Tens of thousands of readers have relied on this leading text and practitioner reference--now revised and updated--to understand the issues the legal system most commonly asks mental health professionals to address. The volume demystifies the forensic psychological assessment process and provides guidelines for participating effectively and ethically in legal proceedings. Presented are clinical and legal concepts and evidence-based assessment procedures pertaining to criminal and civil competencies, the insanity defense and related doctrines, sentencing, civil commitment, personal injury claims, antidiscrimination laws, child custody, juvenile justice, and other justice-related areas. Case examples, exercises, and a glossary facilitate learning; 19 sample reports illustrate how to conduct and write up thorough, legally admissible evaluations.
New to This Edition *Extensively revised to reflect important legal, empirical, and clinical developments. *Increased attention to medical and neuroscientific research. *New protocols relevant to competence, risk assessment, child custody, and mental injury evaluations. *Updates on insanity, sentencing, civil commitment, the Americans with Disabilities Act, Social Security, juvenile and family law, and the admissibility of expert testimony. *Material on immigration law (including a sample report) and international law. *New and revised sample reports.
It was a book required for one of my elective classes. It provided me with an excellent base for understanding the verbiage used in the forensic field. Admittedly the law jargon could make some things hard to follow, however, I enjoyed reading the book and learning about cases that contributed to the field.
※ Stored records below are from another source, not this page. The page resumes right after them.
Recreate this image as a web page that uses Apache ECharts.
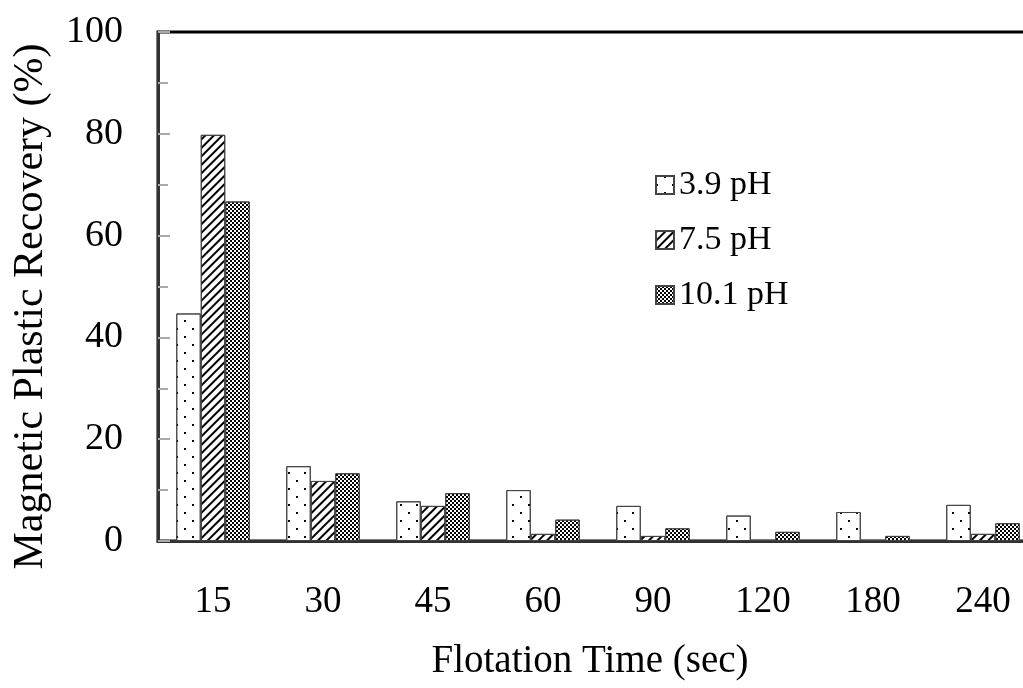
<!DOCTYPE html>
<html>
<head>
<meta charset="utf-8">
<script src="https://cdn.jsdelivr.net/npm/echarts@6/dist/echarts.min.js"></script>
<style>html,body{margin:0;padding:0;background:#fff}#c{width:1023px;height:688px}</style>
</head>
<body>
<div id="c"></div>
<script>
const categories = ['15', '30', '45', '60', '90', '120', '180', '240'];
const seriesNames = ['3.9 pH', '7.5 pH', '10.1 pH'];
const ph39 = [44.7, 14.7, 7.8, 10.0, 6.9, 5.0, 5.7, 7.1];
const ph75 = [79.8, 11.8, 6.9, 1.4, 1.0, 0.2, 0.2, 1.4];
const ph101 = [66.7, 13.3, 9.4, 4.2, 2.5, 1.8, 1.0, 3.5];
const yTicks = [0, 100, 20];

const FONT = 'Liberation Serif';
const decals = [
  { symbol: 'rect', color: '#000', dashArrayX: [[2, 14], [0, 8, 2, 6]], dashArrayY: [2, 6], symbolSize: 1, rotation: 0 },
  { symbol: 'rect', color: '#000', dashArrayX: [1, 0], dashArrayY: [1.2, 3.8], symbolSize: 1, rotation: -Math.PI / 4 },
  { symbol: 'rect', color: '#000', dashArrayX: [[2, 2], [0, 2, 2, 0]], dashArrayY: [2, 0], symbolSize: 1, rotation: 0 }
];
const dataSets = [ph39, ph75, ph101];

const chart = echarts.init(document.getElementById('c'));
chart.setOption({
  animation: false,
  aria: { enabled: true, decal: { show: true } },
  grid: { left: 158, top: 32, width: 880, height: 509, show: true, borderColor: '#000', borderWidth: 3, outerBoundsMode: 'none', containLabel: false },
  legend: {
    orient: 'vertical', left: 650, top: 163, itemGap: 21, itemWidth: 18, itemHeight: 18, icon: 'rect',
    textStyle: { fontFamily: FONT, fontSize: 34, color: '#000' },
    data: seriesNames
  },
  xAxis: {
    type: 'category', data: categories,
    name: 'Flotation Time (sec)', nameLocation: 'middle', nameGap: 101,
    nameTextStyle: { fontFamily: FONT, fontSize: 39, color: '#000', padding: [0, 16, 0, 0] },
    axisLine: { lineStyle: { color: '#333', width: 3 } },
    axisTick: { inside: true, length: 10, lineStyle: { color: '#aaa', width: 2 } },
    axisLabel: { fontFamily: FONT, fontSize: 37, color: '#000', margin: 43 }
  },
  yAxis: {
    type: 'value', min: yTicks[0], max: yTicks[1], interval: yTicks[2],
    name: 'Magnetic Plastic Recovery (%)', nameLocation: 'middle', nameGap: 106,
    nameTextStyle: { fontFamily: FONT, fontSize: 42, color: '#000', padding: [0, 40, 0, 0] },
    axisLine: { show: true, lineStyle: { color: '#333', width: 3 } },
    axisTick: { show: true, inside: true, length: 12, lineStyle: { color: '#aaa', width: 2 } },
    minorTick: { show: true, splitNumber: 2, length: 10, lineStyle: { color: '#aaa', width: 2 } },
    splitLine: { show: false },
    axisLabel: { fontFamily: FONT, fontSize: 38, color: '#000', margin: 35 }
  },
  series: seriesNames.map((n, i) => ({
    name: n, type: 'bar', data: dataSets[i], barWidth: 24.5, barGap: '0%',
    itemStyle: { color: '#fff', borderColor: '#444', borderWidth: 1, decal: decals[i] }
  }))
});
</script>
</body>
</html>
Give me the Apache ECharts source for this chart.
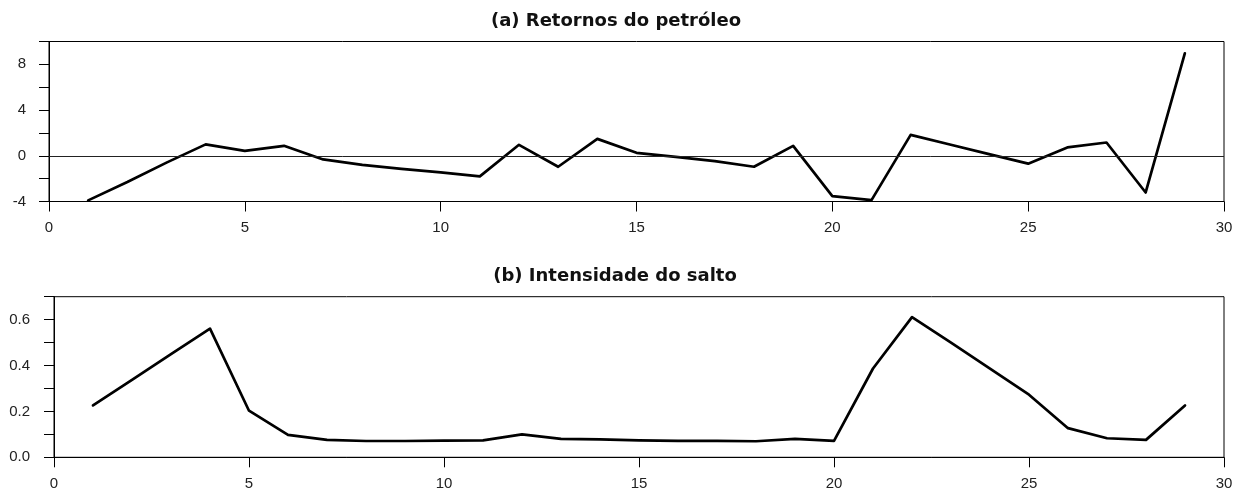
<!DOCTYPE html>
<html>
<head>
<meta charset="utf-8">
<script src="https://cdn.jsdelivr.net/npm/echarts@6/dist/echarts.min.js"></script>
<style>
  html, body { margin: 0; padding: 0; background: #ffffff; }
  #chart { width: 1241px; height: 492px; }
</style>
</head>
<body>
<div id="chart"></div>
<script>
// Time index (observations 1..29)
const periods = [1, 2, 3, 4, 5, 6, 7, 8, 9, 10, 11, 12, 13, 14, 15, 16, 17, 18, 19, 20, 21, 22, 23, 24, 25, 26, 27, 28, 29];

// (a) Oil returns
const oilReturns = [-3.9, -2.3, -0.6, 1.0, 0.43, 0.87, -0.32, -0.8, -1.15, -1.45, -1.8, 0.96, -0.96, 1.48, 0.26,
  -0.09, -0.46, -0.96, 0.87, -3.53, -3.88, 1.83, 0.99, 0.15, -0.69, 0.73, 1.16, -3.21, 8.96];

// (b) Jump intensity
const jumpIntensity = [0.226, 0.338, 0.45, 0.561, 0.203, 0.098, 0.076, 0.071, 0.071, 0.073, 0.074, 0.10, 0.080,
  0.078, 0.074, 0.072, 0.072, 0.070, 0.080, 0.072, 0.387, 0.611, 0.50, 0.387, 0.273, 0.127, 0.083, 0.076, 0.226];

const panelTitles = ['(a) Retornos do petróleo', '(b) Intensidade do salto'];

const FONT = 'Liberation Sans';
const INK = '#000000';

function pairs(xs, ys) { return xs.map((x, i) => [x, ys[i]]); }

function xAxisFor(gridIndex) {
  return {
    type: 'value', gridIndex, min: 0, max: 30, interval: 5,
    axisLine: { show: true, onZero: false, lineStyle: { color: INK, width: 1 } },
    axisTick: { show: true, inside: false, length: 10, lineStyle: { color: INK, width: 1 } },
    axisLabel: { margin: 19, color: '#222', fontFamily: FONT, fontSize: 15 },
    splitLine: { show: false }
  };
}

const chart = echarts.init(document.getElementById('chart'), null, { renderer: 'canvas' });

chart.setOption({
  animation: false,
  backgroundColor: '#ffffff',
  graphic: [
    { type: 'text', x: 616, y: 21, style: { text: panelTitles[0], font: 'bold 18px "DejaVu Sans", sans-serif', fill: '#111', align: 'center', verticalAlign: 'middle' } },
    { type: 'text', x: 615, y: 276, style: { text: panelTitles[1], font: 'bold 18px "DejaVu Sans", sans-serif', fill: '#111', align: 'center', verticalAlign: 'middle' } }
  ],
  grid: [
    { left: 49, right: 17, top: 41.5, height: 160, show: true, borderColor: INK, borderWidth: 1, backgroundColor: 'transparent' },
    { left: 54, right: 17, top: 296.7, height: 160.6, show: true, borderColor: INK, borderWidth: 1, backgroundColor: 'transparent' }
  ],
  xAxis: [xAxisFor(0), xAxisFor(1)],
  yAxis: [
    {
      type: 'value', gridIndex: 0, min: -4, max: 10, interval: 2,
      axisLine: { show: true, onZero: false, lineStyle: { color: INK, width: 1 } },
      axisTick: { show: true, length: 10, lineStyle: { color: INK, width: 1 } },
      axisLabel: {
        margin: 23, color: '#222', fontFamily: FONT, fontSize: 15,
        formatter: v => (v % 4 === 0 ? String(v) : '')
      },
      splitLine: { show: false }
    },
    {
      type: 'value', gridIndex: 1, min: 0, max: 0.7, interval: 0.1,
      axisLine: { show: true, onZero: false, lineStyle: { color: INK, width: 1 } },
      axisTick: { show: true, length: 10, lineStyle: { color: INK, width: 1 } },
      axisLabel: {
        margin: 24, color: '#222', fontFamily: FONT, fontSize: 15,
        formatter: v => {
          const k = Math.round(v * 10);
          return (k % 2 === 0 && k < 7) ? (k / 10).toFixed(1) : '';
        }
      },
      splitLine: { show: false }
    }
  ],
  series: [
    {
      type: 'line', xAxisIndex: 0, yAxisIndex: 0,
      data: pairs(periods, oilReturns),
      showSymbol: false, symbol: 'none',
      lineStyle: { color: INK, width: 2.7, join: 'round', cap: 'round' },
      markLine: {
        silent: true, symbol: ['none', 'none'], label: { show: false },
        lineStyle: { color: '#222', width: 1, type: 'solid' },
        data: [{ yAxis: 0 }]
      }
    },
    {
      type: 'line', xAxisIndex: 1, yAxisIndex: 1,
      data: pairs(periods, jumpIntensity),
      showSymbol: false, symbol: 'none',
      lineStyle: { color: INK, width: 2.7, join: 'round', cap: 'round' }
    }
  ]
});
</script>
</body>
</html>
Considered the gold-standard resource for forensic psychological concerns – both on the part of mental health professionals and lawyers. I am in agreement with their statement that judges and juries are LEAST swayed by psychometric testing, and MOST by phenomenological information (clinical interviews, etc. – information that makes the subject a real person). My greatest concern is that, for both legal reasons and the authors’ perspective on ethics, they very strongly state that the evaluator should express no opinions as to risk. It is their opinion that the evaluator has too much power to sway a court, with little to no track-record of better prediction than lay-people. It is my view, however, that the evaluator must express opinions, BUT must be able to both explain and support any interpretations – that it is the task of the lawyer to demand that the evaluator both make sense and explain what the information he or she acquired means to him or her…and thus, possibly to the court.
A nexus of psychology and the law. Melton et al., provides the reader with landmark case law, relevant empirically validated studies, and how to apply these concepts in forensic practice. The competency, malingering, and culpability chapters are very comprehensive. The violence risk assessment is adequate, but the reader should refer to Rice, Quincy, Harris, and McCormier's work for violence risk assessment and Doren's work for sexual violence risk.